▶ WHAT TO PRODUCE
Every line holding the string "this" should be gathered.

▶ ITEMS
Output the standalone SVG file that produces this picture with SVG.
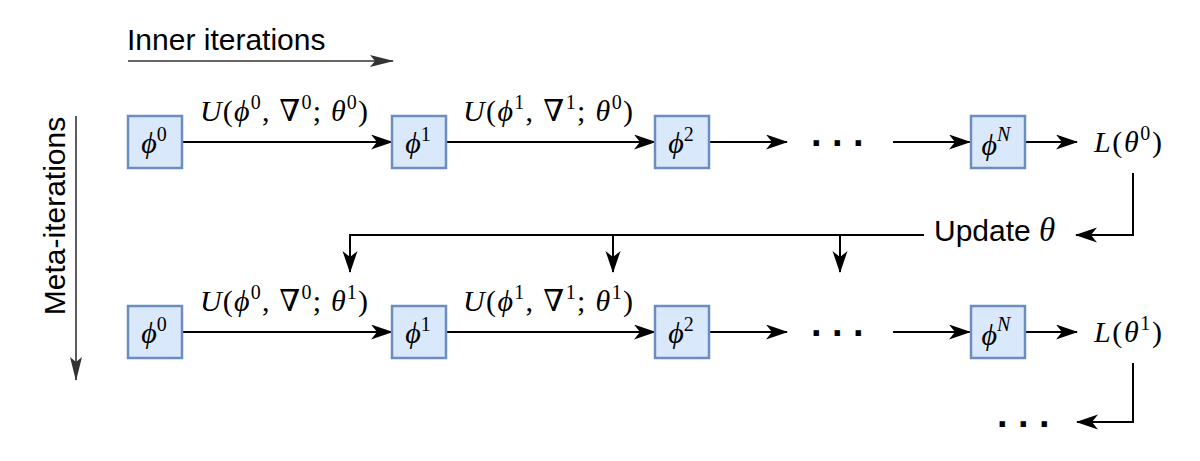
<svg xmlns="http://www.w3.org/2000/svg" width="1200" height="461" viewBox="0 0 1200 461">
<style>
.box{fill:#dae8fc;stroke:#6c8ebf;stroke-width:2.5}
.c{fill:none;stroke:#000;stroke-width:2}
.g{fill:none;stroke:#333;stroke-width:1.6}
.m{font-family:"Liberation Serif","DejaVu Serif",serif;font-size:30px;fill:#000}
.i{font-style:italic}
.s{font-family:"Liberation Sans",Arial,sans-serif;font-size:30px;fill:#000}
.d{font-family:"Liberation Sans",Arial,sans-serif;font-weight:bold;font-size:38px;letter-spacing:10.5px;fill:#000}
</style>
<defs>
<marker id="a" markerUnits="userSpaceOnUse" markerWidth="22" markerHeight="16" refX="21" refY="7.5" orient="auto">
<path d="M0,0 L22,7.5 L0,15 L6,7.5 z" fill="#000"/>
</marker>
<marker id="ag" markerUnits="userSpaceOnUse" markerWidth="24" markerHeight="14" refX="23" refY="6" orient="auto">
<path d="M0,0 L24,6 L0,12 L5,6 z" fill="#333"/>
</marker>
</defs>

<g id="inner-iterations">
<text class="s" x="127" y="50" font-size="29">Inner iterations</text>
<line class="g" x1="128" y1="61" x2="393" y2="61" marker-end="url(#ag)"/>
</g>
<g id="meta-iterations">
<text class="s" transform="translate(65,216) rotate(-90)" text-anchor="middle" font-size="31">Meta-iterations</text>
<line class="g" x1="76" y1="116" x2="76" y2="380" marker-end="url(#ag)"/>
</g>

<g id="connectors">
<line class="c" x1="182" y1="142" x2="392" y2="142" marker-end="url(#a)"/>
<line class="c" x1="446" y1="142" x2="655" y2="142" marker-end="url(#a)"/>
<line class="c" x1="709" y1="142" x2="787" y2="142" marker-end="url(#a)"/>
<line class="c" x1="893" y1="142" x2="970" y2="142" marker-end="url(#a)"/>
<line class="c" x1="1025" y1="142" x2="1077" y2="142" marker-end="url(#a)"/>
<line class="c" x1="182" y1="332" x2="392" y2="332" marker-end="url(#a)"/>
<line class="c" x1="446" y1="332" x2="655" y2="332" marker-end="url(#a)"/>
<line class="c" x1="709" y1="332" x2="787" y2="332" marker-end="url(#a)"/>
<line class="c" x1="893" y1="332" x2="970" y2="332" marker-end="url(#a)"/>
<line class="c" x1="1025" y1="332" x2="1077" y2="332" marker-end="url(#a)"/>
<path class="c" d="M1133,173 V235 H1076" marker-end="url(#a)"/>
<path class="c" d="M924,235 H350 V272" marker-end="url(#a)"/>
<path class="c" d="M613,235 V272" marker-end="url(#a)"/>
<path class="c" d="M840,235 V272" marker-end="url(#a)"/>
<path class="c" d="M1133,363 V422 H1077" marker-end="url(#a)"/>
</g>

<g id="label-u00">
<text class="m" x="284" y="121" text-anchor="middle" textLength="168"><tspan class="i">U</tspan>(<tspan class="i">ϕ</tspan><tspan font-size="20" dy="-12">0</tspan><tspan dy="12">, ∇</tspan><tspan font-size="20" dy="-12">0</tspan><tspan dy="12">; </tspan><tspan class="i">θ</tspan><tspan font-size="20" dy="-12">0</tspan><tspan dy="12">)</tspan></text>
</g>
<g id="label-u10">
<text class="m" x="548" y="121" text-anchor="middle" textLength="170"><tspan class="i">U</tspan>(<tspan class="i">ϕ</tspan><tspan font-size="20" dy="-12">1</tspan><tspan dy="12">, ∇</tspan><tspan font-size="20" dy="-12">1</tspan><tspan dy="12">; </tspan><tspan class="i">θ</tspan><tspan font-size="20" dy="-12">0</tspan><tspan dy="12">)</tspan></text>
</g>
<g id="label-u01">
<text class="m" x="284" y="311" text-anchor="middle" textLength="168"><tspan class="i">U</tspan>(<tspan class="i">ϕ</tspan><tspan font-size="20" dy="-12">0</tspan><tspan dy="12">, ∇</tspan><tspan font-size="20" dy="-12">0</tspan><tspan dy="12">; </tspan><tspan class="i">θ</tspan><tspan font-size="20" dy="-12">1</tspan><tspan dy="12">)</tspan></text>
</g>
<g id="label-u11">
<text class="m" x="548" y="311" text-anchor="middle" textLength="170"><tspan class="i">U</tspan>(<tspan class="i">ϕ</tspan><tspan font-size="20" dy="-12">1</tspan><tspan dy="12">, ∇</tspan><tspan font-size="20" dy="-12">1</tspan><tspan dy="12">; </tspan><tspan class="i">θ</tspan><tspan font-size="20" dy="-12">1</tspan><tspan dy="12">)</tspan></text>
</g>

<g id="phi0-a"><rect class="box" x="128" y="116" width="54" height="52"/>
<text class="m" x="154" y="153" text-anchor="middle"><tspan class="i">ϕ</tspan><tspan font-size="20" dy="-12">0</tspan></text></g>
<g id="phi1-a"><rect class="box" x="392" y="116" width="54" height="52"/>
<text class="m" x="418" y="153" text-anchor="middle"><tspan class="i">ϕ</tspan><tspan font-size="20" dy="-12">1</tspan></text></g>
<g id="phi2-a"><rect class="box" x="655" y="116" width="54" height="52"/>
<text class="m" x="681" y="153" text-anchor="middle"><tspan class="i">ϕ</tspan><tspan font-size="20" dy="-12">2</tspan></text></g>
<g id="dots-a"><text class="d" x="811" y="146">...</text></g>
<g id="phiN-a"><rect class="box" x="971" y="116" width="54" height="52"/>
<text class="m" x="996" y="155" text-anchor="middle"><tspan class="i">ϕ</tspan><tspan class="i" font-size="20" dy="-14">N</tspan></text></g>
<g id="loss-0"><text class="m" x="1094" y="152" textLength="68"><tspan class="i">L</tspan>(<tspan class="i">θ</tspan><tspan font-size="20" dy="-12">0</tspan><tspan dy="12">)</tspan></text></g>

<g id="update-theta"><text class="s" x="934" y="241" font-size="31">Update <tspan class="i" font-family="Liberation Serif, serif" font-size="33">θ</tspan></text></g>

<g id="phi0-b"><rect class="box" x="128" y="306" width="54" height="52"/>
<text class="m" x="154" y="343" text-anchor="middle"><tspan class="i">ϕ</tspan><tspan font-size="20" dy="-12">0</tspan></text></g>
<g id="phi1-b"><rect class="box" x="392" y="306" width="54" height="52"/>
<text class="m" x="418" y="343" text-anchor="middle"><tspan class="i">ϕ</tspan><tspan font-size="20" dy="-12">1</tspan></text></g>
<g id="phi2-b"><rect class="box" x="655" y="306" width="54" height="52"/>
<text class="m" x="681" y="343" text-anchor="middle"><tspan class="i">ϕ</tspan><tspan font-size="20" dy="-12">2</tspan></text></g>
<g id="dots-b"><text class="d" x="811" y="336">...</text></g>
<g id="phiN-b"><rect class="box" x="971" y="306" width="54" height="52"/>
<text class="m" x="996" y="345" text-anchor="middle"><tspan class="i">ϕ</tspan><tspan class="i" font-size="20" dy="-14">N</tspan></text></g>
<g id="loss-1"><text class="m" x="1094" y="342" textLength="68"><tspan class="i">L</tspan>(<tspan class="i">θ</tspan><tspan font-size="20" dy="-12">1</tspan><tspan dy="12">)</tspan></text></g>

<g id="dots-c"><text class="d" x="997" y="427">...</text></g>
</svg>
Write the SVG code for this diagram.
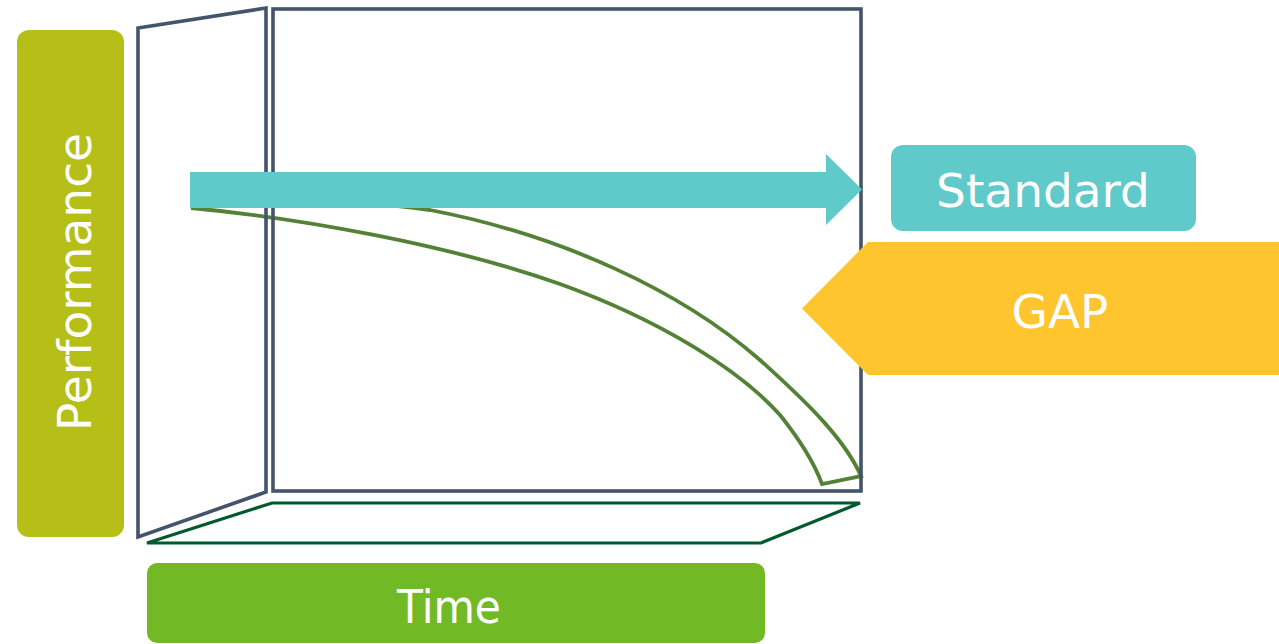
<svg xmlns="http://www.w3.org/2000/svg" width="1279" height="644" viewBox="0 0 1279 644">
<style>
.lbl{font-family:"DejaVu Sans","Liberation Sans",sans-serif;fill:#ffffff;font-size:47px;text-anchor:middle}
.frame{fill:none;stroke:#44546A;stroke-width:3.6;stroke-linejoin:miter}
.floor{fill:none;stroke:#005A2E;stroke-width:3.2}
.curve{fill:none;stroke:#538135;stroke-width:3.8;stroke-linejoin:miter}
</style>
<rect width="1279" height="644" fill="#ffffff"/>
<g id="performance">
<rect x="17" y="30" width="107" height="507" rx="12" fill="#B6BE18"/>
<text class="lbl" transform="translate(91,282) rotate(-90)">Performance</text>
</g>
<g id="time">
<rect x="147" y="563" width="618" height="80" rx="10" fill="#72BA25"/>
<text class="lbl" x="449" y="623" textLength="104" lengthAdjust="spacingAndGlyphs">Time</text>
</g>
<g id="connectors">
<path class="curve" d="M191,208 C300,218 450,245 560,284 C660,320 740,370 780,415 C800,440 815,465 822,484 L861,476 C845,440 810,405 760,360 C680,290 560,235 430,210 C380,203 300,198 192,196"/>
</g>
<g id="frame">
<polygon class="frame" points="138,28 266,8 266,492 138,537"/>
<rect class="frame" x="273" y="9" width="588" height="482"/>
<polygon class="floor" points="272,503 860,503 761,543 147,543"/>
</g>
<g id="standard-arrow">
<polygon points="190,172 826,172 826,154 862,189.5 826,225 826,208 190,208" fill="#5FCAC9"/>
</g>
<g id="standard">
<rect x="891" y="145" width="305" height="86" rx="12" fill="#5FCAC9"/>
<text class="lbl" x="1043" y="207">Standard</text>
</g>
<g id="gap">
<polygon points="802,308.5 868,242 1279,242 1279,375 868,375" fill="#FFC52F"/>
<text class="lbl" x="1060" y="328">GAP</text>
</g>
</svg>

▶ CORRECT OUTPUT
Output the standalone SVG file that produces this picture with SVG.
Write the SVG code for this diagram.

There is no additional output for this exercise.